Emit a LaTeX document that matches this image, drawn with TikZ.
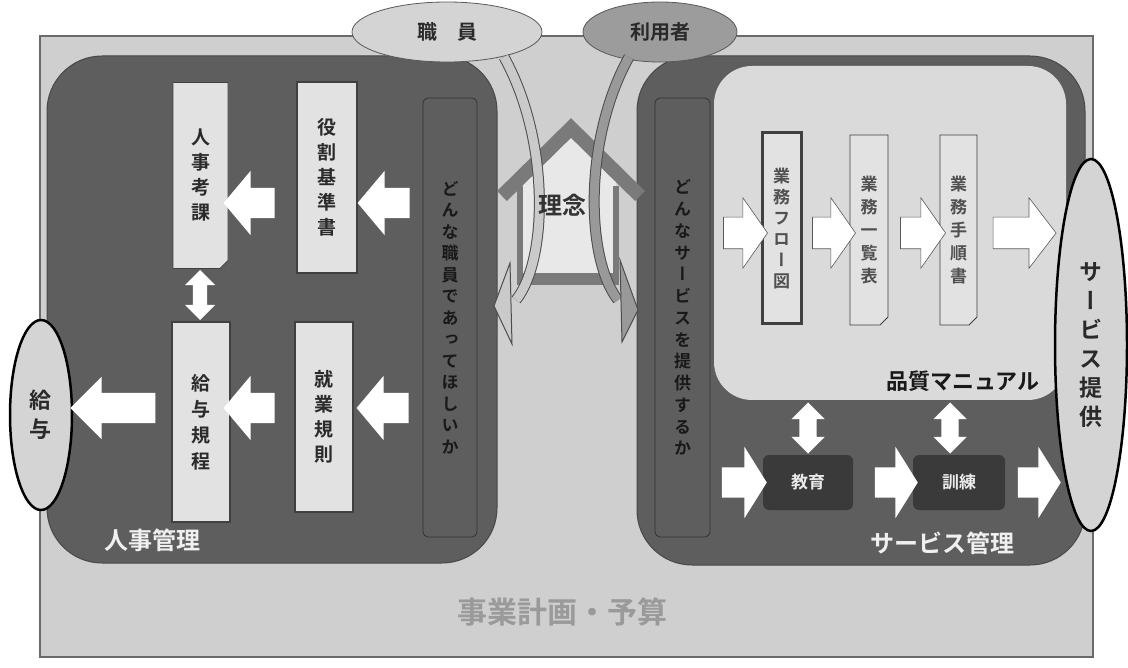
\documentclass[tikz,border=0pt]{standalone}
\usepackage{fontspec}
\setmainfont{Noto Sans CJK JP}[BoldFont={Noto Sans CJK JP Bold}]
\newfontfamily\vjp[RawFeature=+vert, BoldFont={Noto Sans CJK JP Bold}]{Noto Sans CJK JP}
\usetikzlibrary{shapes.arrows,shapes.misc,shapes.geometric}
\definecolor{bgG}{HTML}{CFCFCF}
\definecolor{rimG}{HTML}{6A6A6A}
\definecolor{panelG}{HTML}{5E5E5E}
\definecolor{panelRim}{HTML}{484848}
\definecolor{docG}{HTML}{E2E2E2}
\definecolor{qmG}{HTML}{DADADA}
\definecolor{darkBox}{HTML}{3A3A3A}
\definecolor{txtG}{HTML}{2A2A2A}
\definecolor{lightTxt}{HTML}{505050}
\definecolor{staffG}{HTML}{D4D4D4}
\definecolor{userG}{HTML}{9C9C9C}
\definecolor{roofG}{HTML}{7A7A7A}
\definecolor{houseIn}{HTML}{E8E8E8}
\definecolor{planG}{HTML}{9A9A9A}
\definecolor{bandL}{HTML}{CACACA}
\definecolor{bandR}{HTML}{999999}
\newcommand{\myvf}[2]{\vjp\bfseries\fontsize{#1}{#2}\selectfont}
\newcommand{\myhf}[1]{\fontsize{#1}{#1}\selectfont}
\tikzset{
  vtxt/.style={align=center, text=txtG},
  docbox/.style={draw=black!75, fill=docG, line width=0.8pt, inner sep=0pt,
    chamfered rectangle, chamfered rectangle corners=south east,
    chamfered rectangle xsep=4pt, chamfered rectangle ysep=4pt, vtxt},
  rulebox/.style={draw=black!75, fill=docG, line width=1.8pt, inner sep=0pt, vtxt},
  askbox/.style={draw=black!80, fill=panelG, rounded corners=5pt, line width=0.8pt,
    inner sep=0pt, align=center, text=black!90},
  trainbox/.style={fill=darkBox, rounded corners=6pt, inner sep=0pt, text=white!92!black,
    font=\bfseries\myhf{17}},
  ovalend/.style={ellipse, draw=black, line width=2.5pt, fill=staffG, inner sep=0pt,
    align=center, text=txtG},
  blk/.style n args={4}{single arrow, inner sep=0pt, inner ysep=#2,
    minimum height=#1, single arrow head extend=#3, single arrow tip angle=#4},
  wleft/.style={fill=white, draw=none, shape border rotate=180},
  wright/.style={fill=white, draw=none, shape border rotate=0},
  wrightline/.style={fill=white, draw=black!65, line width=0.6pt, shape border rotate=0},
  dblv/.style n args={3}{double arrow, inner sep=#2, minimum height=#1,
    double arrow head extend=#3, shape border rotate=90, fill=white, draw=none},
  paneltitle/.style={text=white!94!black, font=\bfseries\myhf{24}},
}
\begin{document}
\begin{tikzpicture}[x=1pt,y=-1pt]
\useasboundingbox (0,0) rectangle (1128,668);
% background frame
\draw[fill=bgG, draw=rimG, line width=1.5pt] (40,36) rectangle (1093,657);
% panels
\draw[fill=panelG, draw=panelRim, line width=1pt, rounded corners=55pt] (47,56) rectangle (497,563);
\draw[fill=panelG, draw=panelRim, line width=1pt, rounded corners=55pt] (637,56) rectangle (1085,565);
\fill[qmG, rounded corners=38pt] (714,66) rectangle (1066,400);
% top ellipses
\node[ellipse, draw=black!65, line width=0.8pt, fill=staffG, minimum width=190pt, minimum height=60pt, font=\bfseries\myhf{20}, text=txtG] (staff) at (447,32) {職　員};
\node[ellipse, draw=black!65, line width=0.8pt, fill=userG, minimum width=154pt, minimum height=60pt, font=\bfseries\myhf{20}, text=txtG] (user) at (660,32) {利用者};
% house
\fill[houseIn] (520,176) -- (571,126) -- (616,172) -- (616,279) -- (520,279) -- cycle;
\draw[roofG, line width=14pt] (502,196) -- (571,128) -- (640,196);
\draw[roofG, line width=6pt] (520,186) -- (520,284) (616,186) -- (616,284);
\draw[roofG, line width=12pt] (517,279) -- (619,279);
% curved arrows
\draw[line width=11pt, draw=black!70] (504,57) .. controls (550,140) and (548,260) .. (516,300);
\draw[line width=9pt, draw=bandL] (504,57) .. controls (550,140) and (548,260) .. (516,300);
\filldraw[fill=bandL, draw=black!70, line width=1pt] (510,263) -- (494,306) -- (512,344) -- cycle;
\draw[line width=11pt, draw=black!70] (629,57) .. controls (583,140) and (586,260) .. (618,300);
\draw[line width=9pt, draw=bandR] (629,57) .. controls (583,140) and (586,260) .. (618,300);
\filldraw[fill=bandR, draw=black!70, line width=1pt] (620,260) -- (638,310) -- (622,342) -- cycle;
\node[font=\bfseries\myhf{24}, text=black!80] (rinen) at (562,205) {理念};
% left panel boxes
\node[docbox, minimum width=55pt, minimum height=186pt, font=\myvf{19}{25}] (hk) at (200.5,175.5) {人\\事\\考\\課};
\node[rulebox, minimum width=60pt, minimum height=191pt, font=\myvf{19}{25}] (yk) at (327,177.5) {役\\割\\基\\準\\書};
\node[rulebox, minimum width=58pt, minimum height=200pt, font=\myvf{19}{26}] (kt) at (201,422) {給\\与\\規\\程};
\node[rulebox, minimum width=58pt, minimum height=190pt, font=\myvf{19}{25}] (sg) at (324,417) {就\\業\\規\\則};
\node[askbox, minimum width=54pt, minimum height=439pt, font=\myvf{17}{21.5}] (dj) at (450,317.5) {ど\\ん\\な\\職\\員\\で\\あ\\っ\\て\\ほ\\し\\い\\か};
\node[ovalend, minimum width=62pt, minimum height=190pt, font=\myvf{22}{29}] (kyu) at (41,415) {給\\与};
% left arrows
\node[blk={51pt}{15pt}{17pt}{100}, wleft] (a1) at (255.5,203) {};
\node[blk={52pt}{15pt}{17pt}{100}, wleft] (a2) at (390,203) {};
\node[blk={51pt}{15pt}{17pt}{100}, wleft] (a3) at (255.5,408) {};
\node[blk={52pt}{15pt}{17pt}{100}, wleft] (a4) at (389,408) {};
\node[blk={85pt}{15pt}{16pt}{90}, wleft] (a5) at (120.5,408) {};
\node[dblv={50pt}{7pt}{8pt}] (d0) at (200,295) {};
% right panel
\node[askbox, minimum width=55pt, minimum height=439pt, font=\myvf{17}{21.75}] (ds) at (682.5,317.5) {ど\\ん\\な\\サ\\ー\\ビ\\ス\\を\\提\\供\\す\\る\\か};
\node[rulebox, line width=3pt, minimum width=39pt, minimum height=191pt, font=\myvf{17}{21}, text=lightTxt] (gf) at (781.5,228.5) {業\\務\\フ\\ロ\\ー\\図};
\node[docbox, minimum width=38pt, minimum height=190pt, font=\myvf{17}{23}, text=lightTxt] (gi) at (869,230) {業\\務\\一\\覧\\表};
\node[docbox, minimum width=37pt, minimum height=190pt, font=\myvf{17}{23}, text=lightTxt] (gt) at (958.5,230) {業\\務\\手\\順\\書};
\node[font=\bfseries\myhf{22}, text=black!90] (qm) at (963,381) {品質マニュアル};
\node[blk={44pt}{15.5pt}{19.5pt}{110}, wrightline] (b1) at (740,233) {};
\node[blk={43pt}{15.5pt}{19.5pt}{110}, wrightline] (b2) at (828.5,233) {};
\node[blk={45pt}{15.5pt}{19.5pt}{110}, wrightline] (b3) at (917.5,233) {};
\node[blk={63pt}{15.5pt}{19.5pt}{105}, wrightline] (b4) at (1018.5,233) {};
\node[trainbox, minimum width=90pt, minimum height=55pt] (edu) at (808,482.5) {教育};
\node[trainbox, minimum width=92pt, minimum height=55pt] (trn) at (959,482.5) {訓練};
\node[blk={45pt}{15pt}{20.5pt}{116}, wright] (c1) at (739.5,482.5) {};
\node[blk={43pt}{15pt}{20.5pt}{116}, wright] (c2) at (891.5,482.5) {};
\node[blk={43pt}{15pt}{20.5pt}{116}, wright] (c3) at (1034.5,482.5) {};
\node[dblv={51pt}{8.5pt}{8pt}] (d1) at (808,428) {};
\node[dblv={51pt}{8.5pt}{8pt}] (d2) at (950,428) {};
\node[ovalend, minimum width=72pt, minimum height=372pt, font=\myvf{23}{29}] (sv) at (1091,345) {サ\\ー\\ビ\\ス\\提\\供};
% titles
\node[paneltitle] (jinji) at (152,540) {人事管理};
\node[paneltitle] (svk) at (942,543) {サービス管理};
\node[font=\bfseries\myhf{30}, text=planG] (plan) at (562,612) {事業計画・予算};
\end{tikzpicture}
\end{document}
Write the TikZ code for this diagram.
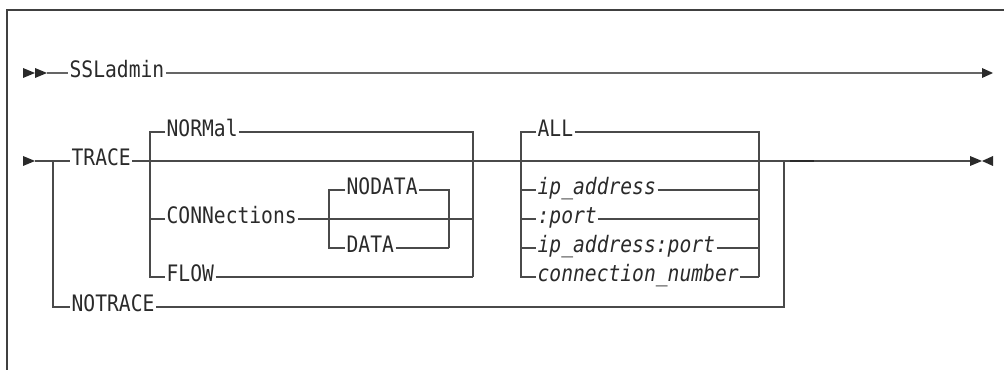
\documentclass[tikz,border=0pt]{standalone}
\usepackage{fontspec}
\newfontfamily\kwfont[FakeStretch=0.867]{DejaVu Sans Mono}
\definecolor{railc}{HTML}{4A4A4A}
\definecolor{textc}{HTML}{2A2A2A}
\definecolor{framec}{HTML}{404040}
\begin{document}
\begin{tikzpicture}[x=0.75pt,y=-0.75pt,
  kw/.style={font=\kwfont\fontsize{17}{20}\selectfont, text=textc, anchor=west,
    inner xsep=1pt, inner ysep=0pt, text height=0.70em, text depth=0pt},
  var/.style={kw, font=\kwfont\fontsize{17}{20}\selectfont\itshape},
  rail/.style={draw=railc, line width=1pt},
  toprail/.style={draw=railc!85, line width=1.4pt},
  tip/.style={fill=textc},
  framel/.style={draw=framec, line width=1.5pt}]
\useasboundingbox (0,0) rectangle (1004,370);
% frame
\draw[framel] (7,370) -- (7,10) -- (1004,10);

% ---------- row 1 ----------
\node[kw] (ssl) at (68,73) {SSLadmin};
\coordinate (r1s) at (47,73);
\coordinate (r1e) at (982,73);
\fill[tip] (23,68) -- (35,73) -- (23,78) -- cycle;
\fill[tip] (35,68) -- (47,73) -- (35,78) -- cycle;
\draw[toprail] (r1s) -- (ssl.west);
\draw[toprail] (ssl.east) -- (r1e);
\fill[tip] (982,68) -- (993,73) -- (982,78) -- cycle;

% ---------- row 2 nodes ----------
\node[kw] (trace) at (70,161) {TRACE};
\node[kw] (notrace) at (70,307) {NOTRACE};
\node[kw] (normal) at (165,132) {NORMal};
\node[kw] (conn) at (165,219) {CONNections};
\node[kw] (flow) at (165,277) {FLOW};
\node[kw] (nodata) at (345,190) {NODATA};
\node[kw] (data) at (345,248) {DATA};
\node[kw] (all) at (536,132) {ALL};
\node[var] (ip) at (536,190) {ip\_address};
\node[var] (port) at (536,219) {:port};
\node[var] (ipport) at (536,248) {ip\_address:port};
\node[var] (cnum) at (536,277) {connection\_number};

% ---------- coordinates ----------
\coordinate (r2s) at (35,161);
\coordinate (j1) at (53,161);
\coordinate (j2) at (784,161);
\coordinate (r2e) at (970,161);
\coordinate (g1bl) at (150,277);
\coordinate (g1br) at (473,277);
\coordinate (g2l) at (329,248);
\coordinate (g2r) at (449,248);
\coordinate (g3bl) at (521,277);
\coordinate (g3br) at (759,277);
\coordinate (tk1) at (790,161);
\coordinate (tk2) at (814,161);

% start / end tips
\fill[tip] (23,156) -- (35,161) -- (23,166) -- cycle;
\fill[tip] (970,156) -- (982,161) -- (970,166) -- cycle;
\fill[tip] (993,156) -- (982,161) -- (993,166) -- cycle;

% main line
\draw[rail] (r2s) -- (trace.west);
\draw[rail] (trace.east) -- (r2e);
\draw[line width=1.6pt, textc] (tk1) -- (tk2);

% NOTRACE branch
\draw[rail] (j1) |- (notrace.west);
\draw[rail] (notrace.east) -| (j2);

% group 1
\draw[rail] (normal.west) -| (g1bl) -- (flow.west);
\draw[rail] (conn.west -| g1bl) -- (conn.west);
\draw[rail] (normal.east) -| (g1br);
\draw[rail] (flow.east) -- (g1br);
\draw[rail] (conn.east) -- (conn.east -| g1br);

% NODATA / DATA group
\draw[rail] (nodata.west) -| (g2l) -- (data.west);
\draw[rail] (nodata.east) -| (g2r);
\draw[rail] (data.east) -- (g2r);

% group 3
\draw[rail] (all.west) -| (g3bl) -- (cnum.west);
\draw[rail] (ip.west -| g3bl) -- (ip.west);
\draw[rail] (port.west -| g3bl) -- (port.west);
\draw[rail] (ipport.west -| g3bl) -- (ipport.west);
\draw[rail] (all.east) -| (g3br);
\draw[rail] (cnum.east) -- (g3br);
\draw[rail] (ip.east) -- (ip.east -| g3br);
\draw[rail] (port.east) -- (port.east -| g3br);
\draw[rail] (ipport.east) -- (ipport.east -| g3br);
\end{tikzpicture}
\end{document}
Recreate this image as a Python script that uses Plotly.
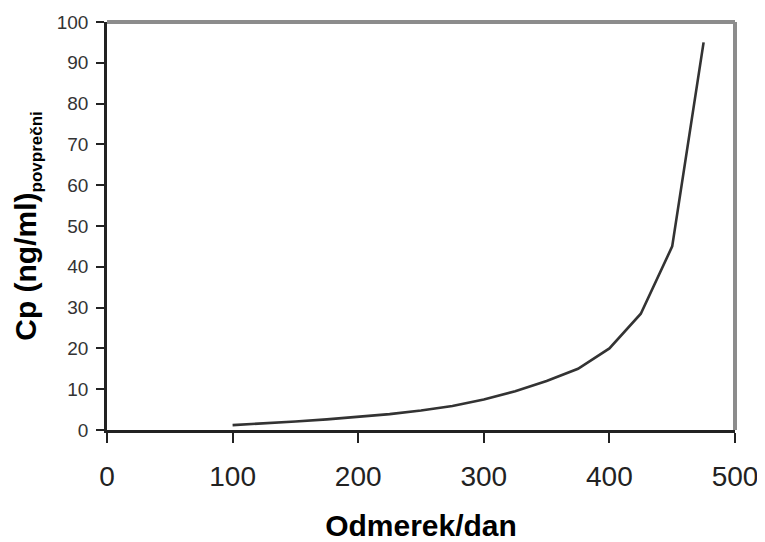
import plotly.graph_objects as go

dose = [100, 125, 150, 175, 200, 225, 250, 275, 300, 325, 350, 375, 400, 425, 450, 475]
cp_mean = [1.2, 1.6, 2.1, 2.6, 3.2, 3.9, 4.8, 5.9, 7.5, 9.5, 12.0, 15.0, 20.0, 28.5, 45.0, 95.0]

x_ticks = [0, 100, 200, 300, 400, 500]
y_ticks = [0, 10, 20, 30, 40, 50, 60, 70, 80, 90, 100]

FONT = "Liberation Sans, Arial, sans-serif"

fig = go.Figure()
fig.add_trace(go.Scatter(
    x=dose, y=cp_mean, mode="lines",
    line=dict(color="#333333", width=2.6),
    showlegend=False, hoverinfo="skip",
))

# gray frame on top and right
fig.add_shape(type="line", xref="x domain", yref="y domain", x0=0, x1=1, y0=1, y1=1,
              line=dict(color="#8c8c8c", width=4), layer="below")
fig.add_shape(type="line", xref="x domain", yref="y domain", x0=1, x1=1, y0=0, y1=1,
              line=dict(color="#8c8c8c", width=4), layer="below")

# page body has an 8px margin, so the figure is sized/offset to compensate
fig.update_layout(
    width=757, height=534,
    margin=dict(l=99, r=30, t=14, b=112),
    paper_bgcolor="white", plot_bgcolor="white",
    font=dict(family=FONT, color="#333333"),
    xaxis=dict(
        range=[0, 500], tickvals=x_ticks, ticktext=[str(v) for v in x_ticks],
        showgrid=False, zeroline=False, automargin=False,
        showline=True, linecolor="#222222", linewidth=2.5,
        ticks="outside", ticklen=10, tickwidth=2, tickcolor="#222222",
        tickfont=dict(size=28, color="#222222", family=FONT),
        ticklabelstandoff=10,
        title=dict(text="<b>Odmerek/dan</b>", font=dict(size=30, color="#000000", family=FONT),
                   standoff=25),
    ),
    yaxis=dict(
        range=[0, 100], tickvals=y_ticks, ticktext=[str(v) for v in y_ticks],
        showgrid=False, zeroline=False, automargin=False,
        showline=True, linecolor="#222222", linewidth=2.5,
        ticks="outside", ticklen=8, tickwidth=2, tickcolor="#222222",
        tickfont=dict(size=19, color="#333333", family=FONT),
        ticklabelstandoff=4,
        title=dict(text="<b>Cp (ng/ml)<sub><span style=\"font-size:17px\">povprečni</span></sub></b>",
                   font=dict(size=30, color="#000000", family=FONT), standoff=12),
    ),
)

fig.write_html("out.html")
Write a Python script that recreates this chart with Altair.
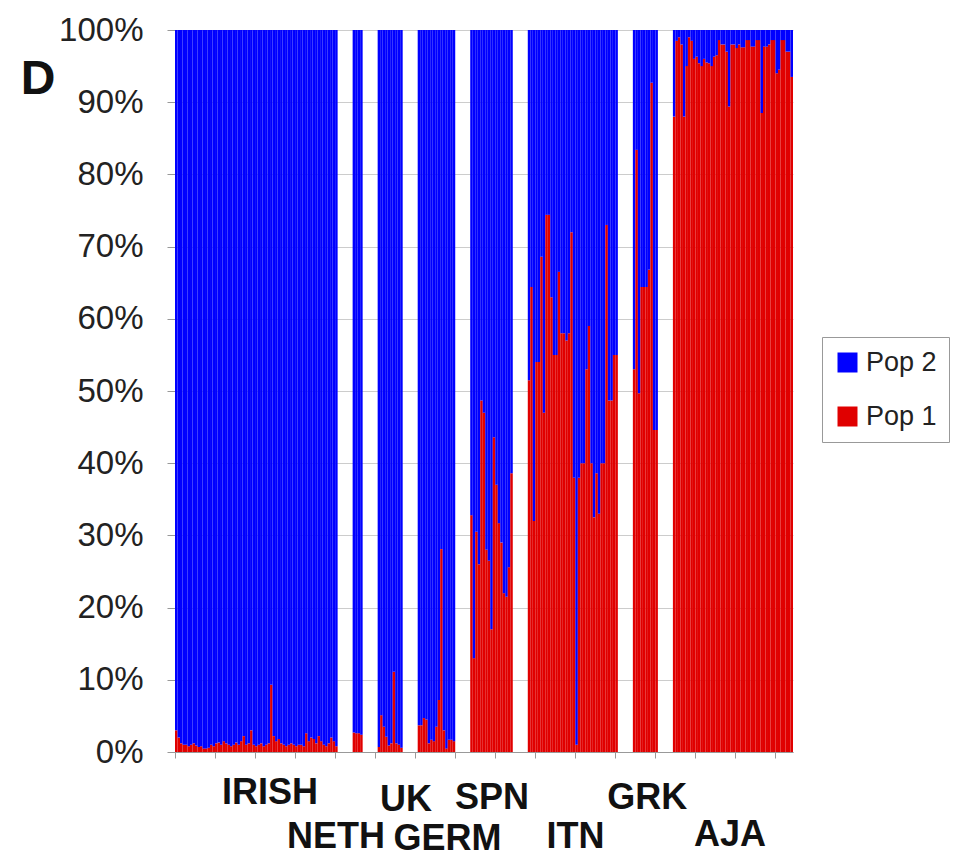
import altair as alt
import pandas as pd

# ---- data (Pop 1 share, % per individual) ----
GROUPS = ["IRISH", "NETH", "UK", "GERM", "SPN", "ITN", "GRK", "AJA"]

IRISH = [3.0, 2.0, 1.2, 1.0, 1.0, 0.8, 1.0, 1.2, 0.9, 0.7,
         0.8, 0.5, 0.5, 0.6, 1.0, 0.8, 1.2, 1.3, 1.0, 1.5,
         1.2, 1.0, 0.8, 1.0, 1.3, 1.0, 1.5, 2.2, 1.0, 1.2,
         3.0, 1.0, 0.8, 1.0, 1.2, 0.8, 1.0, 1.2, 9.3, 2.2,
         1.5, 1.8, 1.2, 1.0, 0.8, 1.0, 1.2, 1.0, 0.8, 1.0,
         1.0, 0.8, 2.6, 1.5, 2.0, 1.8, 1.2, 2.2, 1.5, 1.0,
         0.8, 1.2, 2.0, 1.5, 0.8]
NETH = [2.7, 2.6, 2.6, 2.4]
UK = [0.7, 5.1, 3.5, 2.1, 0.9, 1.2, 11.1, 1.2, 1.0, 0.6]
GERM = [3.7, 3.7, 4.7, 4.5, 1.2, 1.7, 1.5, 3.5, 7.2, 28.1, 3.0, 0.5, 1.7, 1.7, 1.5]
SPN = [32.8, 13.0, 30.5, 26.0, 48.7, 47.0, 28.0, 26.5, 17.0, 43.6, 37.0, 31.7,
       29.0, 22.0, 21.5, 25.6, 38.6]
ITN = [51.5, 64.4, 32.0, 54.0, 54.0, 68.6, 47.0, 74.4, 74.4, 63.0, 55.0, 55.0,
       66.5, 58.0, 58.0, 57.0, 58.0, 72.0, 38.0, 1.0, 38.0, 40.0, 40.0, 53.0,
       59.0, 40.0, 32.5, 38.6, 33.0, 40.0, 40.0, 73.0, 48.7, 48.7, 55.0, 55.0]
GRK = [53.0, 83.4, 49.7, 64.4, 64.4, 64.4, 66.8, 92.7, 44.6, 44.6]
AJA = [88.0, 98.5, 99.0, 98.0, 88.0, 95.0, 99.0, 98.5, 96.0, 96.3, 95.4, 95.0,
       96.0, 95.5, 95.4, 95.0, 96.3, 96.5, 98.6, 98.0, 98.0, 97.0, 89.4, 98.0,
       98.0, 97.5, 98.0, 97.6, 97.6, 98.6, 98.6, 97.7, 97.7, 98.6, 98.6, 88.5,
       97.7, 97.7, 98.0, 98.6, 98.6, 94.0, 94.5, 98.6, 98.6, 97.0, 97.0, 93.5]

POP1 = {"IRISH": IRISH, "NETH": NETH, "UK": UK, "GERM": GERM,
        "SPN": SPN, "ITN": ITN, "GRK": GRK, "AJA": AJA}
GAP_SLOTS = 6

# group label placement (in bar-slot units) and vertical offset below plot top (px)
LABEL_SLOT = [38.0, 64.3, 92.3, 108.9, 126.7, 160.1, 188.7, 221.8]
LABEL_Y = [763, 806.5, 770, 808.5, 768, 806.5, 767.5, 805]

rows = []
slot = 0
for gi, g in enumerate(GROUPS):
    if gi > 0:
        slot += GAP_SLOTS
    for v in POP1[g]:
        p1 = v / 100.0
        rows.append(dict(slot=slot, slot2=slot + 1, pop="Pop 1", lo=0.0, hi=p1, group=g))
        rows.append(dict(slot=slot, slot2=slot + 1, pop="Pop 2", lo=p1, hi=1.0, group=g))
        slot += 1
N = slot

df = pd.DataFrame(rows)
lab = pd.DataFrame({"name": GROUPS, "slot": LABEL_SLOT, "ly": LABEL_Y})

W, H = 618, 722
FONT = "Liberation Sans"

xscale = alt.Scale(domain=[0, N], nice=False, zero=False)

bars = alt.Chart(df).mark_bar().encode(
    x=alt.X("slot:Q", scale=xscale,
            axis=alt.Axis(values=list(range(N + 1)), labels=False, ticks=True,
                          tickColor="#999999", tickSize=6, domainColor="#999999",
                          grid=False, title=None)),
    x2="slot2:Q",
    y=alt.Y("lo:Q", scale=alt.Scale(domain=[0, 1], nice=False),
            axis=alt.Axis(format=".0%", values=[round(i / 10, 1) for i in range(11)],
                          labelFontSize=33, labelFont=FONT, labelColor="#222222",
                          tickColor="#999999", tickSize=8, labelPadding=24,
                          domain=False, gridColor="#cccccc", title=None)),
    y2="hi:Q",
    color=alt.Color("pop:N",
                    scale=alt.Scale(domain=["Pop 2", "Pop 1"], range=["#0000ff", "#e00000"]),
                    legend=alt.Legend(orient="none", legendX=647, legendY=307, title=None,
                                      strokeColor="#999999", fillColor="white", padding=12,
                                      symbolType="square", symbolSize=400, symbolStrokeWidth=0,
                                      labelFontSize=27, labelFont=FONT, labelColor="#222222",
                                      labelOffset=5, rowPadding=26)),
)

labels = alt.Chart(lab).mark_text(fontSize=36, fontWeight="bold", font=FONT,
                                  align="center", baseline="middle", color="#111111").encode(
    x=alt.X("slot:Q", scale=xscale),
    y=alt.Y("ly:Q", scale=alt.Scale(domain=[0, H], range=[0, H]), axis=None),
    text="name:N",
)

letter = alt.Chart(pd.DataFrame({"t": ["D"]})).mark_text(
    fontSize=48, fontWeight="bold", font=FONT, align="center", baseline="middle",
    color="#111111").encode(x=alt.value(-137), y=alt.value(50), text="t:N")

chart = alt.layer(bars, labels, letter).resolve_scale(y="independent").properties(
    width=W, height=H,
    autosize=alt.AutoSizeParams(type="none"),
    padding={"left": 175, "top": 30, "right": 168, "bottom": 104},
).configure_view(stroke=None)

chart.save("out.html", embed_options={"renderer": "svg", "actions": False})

■ ■ ■ ■ ■ ■ ■

- GIVEN TASK: What is the number of lines in the listing above that contain the string "with"? Give only the number.

- OUTPUT FOR THIS TASK: 2